Depuis que les salons de beauté ont fermé leurs portes au Koweït en raison de la crise du nouveau coronavirus, Warda, comme d’autres femmes de ce riche pays du Golfe, a perdu l’un de ses rares lieux de socialisation.

Si la société koweïtienne est parmi les plus ouvertes du Golfe, y compris pour les femmes, certaines familles conservatrices imposent toujours des restrictions sévères.

Ainsi, Warda, une institutrice de 37 ans qui vit à Sabahia (35 km au sud de la capitale Koweït), n’est autorisée par sa famille à se rendre seule que dans deux endroits: au travail et au salon de beauté.

« Je viens d’un milieu conservateur et je ne sors pas beaucoup, mais je vais au salon pour passer le temps », confie Warda à l’AFP, se disant déprimée depuis la fermeture de ces établissements il y a trois mois.

Leur réouverture n’aura lieu qu’en septembre, selon un plan de déconfinement par étapes annoncé par les autorités du pays, qui a officiellement enregistré près de 34.000 cas d’infection au nouveau coronavirus, dont 279 décès.

A l’instar de Warda, certaines Koweïtiennes ne peuvent pas non plus fréquenter seules les centres commerciaux, les cafés ou même les salles de sport. Les salons de beauté réservées aux femmes constituent ainsi, pour elles, une vraie échappatoire.

Beaucoup y voient aussi un équivalent féminin des « diwaniyat », ces réunions quasi quotidiennes où les hommes se retrouvent pour discuter, boire le café et fumer le narguilé.

– Services cinq étoiles –

Avant la pandémie, Warda avait l’habitude de se rendre régulièrement dans le quartier chic d’Al-Chaab, pour profiter des prestations haut de gamme de son salon préféré, où elle dépensait environ 100 dinars par mois (près de 300 euros).

Soins du corps, massages, hammam, jacuzzi: les salons au Koweït offrent des services cinq étoiles, dans un pays où le revenu par habitant, estimé à 70.000 dollars par an, est parmi les plus élevés au monde et permet un train de vie aisé.

Mais cette situation concerne surtout les citoyens koweïtiens, qui ne représentent qu’environ 30% d’une population de près de 5 millions d’habitants, composée majoritairement de travailleurs immigrés.

« Certaines Koweïtiennes se rendent dans des salons au moins deux ou trois fois par semaine », souligne une Koweïtienne expatriée aux Emirats arabes unis.

Quelques unes spécialisées dans le cosmétique sur les réseaux sociaux se sont fait un nom dans le Golfe, comme Fouz qui possède un salon de beauté, ou la blogueuse Dalal Al-Doub.
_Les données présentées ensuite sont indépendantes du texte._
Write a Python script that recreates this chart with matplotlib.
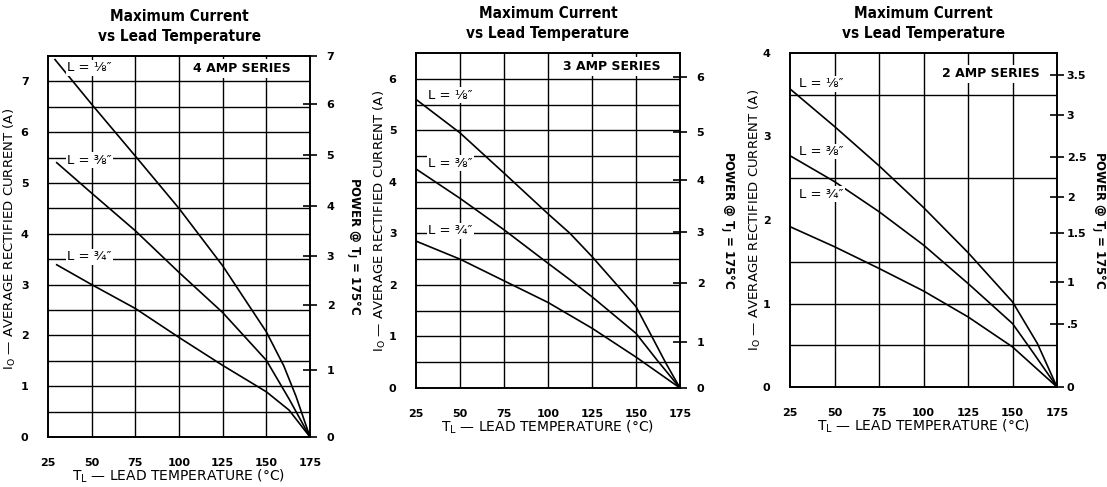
import matplotlib
matplotlib.use("Agg")
import matplotlib.pyplot as plt

plt.rcParams['font.family'] = ['DejaVu Sans']
plt.rcParams['mathtext.fontset'] = 'dejavusans'

# ---------------- data ----------------
title_text = "Maximum Current\nvs Lead Temperature"
x_ticks = [25, 50, 75, 100, 125, 150, 175]
lead_labels = ["L = ⅛″", "L = ⅜″", "L = ¾″"]

# 4 AMP SERIES
a4_name = "4 AMP SERIES"
a4_t_18 = [29, 50, 75, 100, 125, 150, 160, 167, 175]
a4_i_18 = [7.43, 6.55, 5.53, 4.50, 3.37, 2.07, 1.40, 0.80, 0]
a4_t_38 = [30, 50, 75, 100, 125, 150, 163, 175]
a4_i_38 = [5.40, 4.80, 4.06, 3.24, 2.45, 1.51, 0.75, 0]
a4_t_34 = [30, 50, 75, 100, 125, 150, 163, 175]
a4_i_34 = [3.39, 3.00, 2.53, 1.96, 1.41, 0.89, 0.53, 0]
a4_left_ticks = [0, 1, 2, 3, 4, 5, 6, 7]
a4_hgrid = [0.5, 1, 1.5, 2, 2.5, 3, 3.5, 4, 4.5, 5, 5.5, 6, 6.5, 7]
a4_power_labels = ["0", "1", "2", "3", "4", "5", "6", "7"]
a4_power_at_current = [0, 1.31, 2.59, 3.57, 4.55, 5.55, 6.55, 7.5]

# 3 AMP SERIES
a3_name = "3 AMP SERIES"
a3_t_18 = [25, 50, 75, 100, 112.5, 125, 150, 159, 167, 175]
a3_i_18 = [5.60, 4.95, 4.17, 3.38, 3.00, 2.55, 1.58, 1.00, 0.48, 0]
a3_t_38 = [25, 50, 75, 100, 112.5, 125, 150, 162, 175]
a3_i_38 = [4.25, 3.68, 3.07, 2.42, 2.10, 1.77, 1.06, 0.54, 0]
a3_t_34 = [25, 50, 75, 100, 125, 150, 175]
a3_i_34 = [2.85, 2.50, 2.08, 1.66, 1.16, 0.60, 0]
a3_left_ticks = [0, 1, 2, 3, 4, 5, 6]
a3_hgrid = [0.5, 1, 1.5, 2, 2.5, 3, 3.5, 4, 4.5, 5, 5.5, 6]
a3_power_labels = ["0", "1", "2", "3", "4", "5", "6"]
a3_power_at_current = [0, 0.89, 2.04, 3.03, 4.04, 4.97, 6.04]

# 2 AMP SERIES
a2_name = "2 AMP SERIES"
a2_t_18 = [25, 50, 75, 100, 125, 150, 164, 175]
a2_i_18 = [3.57, 3.12, 2.65, 2.15, 1.61, 1.02, 0.52, 0]
a2_t_38 = [25, 50, 75, 100, 125, 150, 162, 175]
a2_i_38 = [2.77, 2.46, 2.10, 1.70, 1.24, 0.76, 0.40, 0]
a2_t_34 = [25, 50, 75, 100, 125, 150, 175]
a2_i_34 = [1.92, 1.68, 1.42, 1.15, 0.84, 0.48, 0]
a2_left_ticks = [0, 1, 2, 3, 4]
a2_hgrid = [0.5, 1, 1.5, 2.5, 3.5]
a2_power_labels = ["0", ".5", "1", "1.5", "2", "2.5", "3", "3.5"]
a2_power_at_current = [0, 0.76, 1.26, 1.85, 2.27, 2.76, 3.26, 3.74]

# ---------------- layout ----------------
W, H = 1107, 487
fig = plt.figure(figsize=(W / 100, H / 100), dpi=100)

def rect(l, r, t, b):
    return [l / W, 1 - b / H, (r - l) / W, (b - t) / H]

panels = [
    dict(rect=rect(48, 310, 56, 437), ytop=7.5, name=a4_name,
         series=[(a4_t_18, a4_i_18), (a4_t_38, a4_i_38), (a4_t_34, a4_i_34)],
         lticks=a4_left_ticks, hgrid=a4_hgrid,
         plabels=a4_power_labels, ppos=a4_power_at_current,
         lab_pos=[(36, 7.27), (36, 5.45), (36, 3.55)], name_pos=(136, 7.25),
         ylab_x=-0.145, ylab_y=0.52, y2lab_x=1.164, rpad=7),
    dict(rect=rect(416, 680, 53, 388), ytop=6.5, name=a3_name,
         series=[(a3_t_18, a3_i_18), (a3_t_38, a3_i_38), (a3_t_34, a3_i_34)],
         lticks=a3_left_ticks, hgrid=a3_hgrid,
         plabels=a3_power_labels, ppos=a3_power_at_current,
         lab_pos=[(32, 5.68), (32, 4.36), (32, 3.05)], name_pos=(136, 6.24),
         ylab_x=-0.138, ylab_y=0.5, y2lab_x=1.178, rpad=7),
    dict(rect=rect(790, 1057, 53, 387), ytop=4.0, name=a2_name,
         series=[(a2_t_18, a2_i_18), (a2_t_38, a2_i_38), (a2_t_34, a2_i_34)],
         lticks=a2_left_ticks, hgrid=a2_hgrid,
         plabels=a2_power_labels, ppos=a2_power_at_current,
         lab_pos=[(30, 3.63), (30, 2.82), (30, 2.31)], name_pos=(138, 3.75),
         ylab_x=-0.13, ylab_y=0.5, y2lab_x=1.152, rpad=2),
]

tick_font = dict(fontsize=8, fontweight='bold')

for p in panels:
    ax = fig.add_axes(p['rect'])
    ax.set_xlim(25, 175)
    ax.set_ylim(0, p['ytop'])
    for s in ax.spines.values():
        s.set_linewidth(1.4)
        s.set_color('black')
    # grid
    for gx in x_ticks[1:-1]:
        ax.axvline(gx, color='black', lw=1.0, zorder=1)
    for gy in p['hgrid']:
        ax.axhline(gy, color='black', lw=1.0, zorder=1)
    # curves
    for (t, i) in p['series']:
        ax.plot(t, i, color='black', lw=1.2, zorder=3, clip_on=True,
                solid_joinstyle='round')
    # labels
    for lab, (lx, ly) in zip(lead_labels, p['lab_pos']):
        ax.text(lx, ly, lab, fontsize=9.5, ha='left', va='center', zorder=4,
                bbox=dict(facecolor='white', edgecolor='none', pad=1.0))
    ax.text(p['name_pos'][0], p['name_pos'][1], p['name'], fontsize=9,
            fontweight='bold', ha='center', va='center', zorder=4,
            bbox=dict(facecolor='white', edgecolor='none', pad=2.0))
    # axes ticks
    ax.set_xticks(x_ticks)
    ax.set_xticklabels([str(v) for v in x_ticks], **tick_font)
    ax.set_yticks(p['lticks'])
    ax.set_yticklabels([str(v) for v in p['lticks']], **tick_font)
    ax.tick_params(axis='both', length=0)
    ax.tick_params(axis='x', pad=15)
    ax.tick_params(axis='y', pad=14)
    ax.set_xlabel("T$_\\mathrm{L}$ — LEAD TEMPERATURE (°C)", fontsize=10, labelpad=0)
    ax.set_ylabel("I$_\\mathrm{O}$ — AVERAGE RECTIFIED CURRENT (A)", fontsize=9.5,
                  va='center')
    ax.yaxis.set_label_coords(p['ylab_x'], p['ylab_y'])
    ax.set_title(title_text, fontsize=11, fontweight='bold', pad=11,
                 linespacing=1.4, fontstretch='condensed')
    # power axis
    ax2 = ax.twinx()
    ax2.set_ylim(0, p['ytop'])
    ax2.set_yticks(p['ppos'])
    ax2.set_yticklabels(p['plabels'], **tick_font)
    ax2.tick_params(axis='y', direction='inout', length=10, width=1.2, pad=p['rpad'])
    for s in ax2.spines.values():
        s.set_visible(False)
    ax2.set_ylabel("POWER @ $\\mathbf{T_J}$ = 175°C", fontsize=8.5, fontweight='bold',
                   rotation=-90, va='center')
    ax2.yaxis.set_label_coords(p['y2lab_x'], 0.5)

fig.savefig("out.png", dpi=100, facecolor='white')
Chacune cumule des millions d’abonnés sur Instagram.

– Craintes de contamination –

Mais dans un contexte de pandémie mondiale, le confinement a eu d’importantes conséquences économiques sur le pays, et certains salons de beauté, comme d’autres commerces, ont dû licencier une partie des employées ou suspendre leurs salaires en attendant la reprise du travail.

A Fintas, en périphérie de la capitale, Adiba Al-Wadi, propriétaire de deux salons, croule désormais sous les demandes de services à domicile.

« J’ai reçu beaucoup d’appels téléphoniques et de messages sur les réseaux sociaux de clientes mais j’ai dû refuser car les lois du pays l’interdisent », explique-t-elle.

Après plusieurs mois de fermeture, Adiba al-Wadi s’attend à ce que les salons de beauté ne soient plus des lieux privilégiés de socialisation en raison des craintes de contamination et des strictes mesures de protection qui vont s’imposer comme le port du masque et de gants ainsi que la distanciation physique.

« Les Koweïtiennes retourneront dans les salons seulement lorsque ce sera vraiment nécessaire à l’avenir » et « ce ne sera plus un plaisir », déplore-t-elle.